The company said it will pay £200 million to consumers over the next two years – ahead of the schedules originally set.
The grid operator would have to pay the money anyway as it is part of the deal it signed with Ofgem, but this way the money comes to customers earlier, it said.
“While National Grid’s impact on customer bills is relatively small, we strive every day to keep our costs as low as possible,” said its boss John Pettigrew.
“Given how challenging the current rise in overall energy costs is for people across the country, we want to play our part in helping reduce consumer bills.”
The cash comes from cables that connect France, Belgium and Norway with the British power grid.
It means that when French electricity generators produce more than their customers can use, they can sell their excess to households in Britain.
Meanwhile, when British wind turbines spin more than British households have use for, that gets sold back to the French.
National Grid is not allowed to make more than a certain amount of money from its cables, so excess has to be paid back to consumers.
The balance is normally settled every five years, but an unprecedented crisis in the energy markets meant the company and Ofgem thought it wise to make the payments earlier.
“This early payment of £200 million ensures consumers get value for money sooner from our regulatory framework,” said Jonathan Brearley, the chief executive of Ofgem.

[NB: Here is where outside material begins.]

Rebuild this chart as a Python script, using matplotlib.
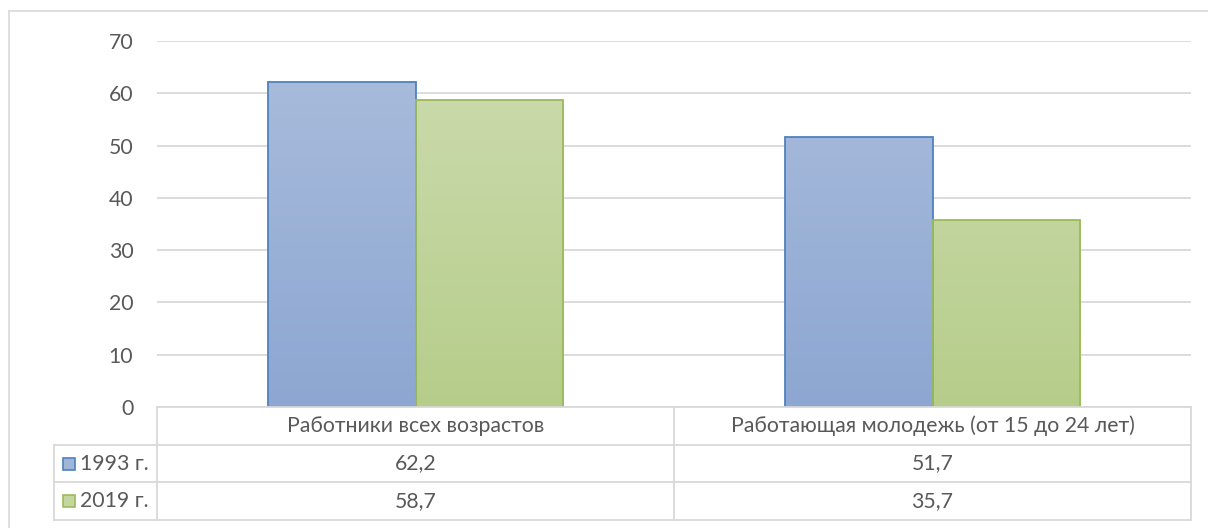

“Our regulatory approach for interconnectors not only protects the interests of consumers, but it also promotes new investment in affordable, modern energy infrastructure.”
He added: “We’re now working at pace to ensure this money is returned to the consumer in the fastest and most impactful way.”
The agreement comes just days after Prime Minister Boris Johnson said it is “insane” that Britain is “mainlining energy from France”, without mentioning the energy that Britain sends in the other direction.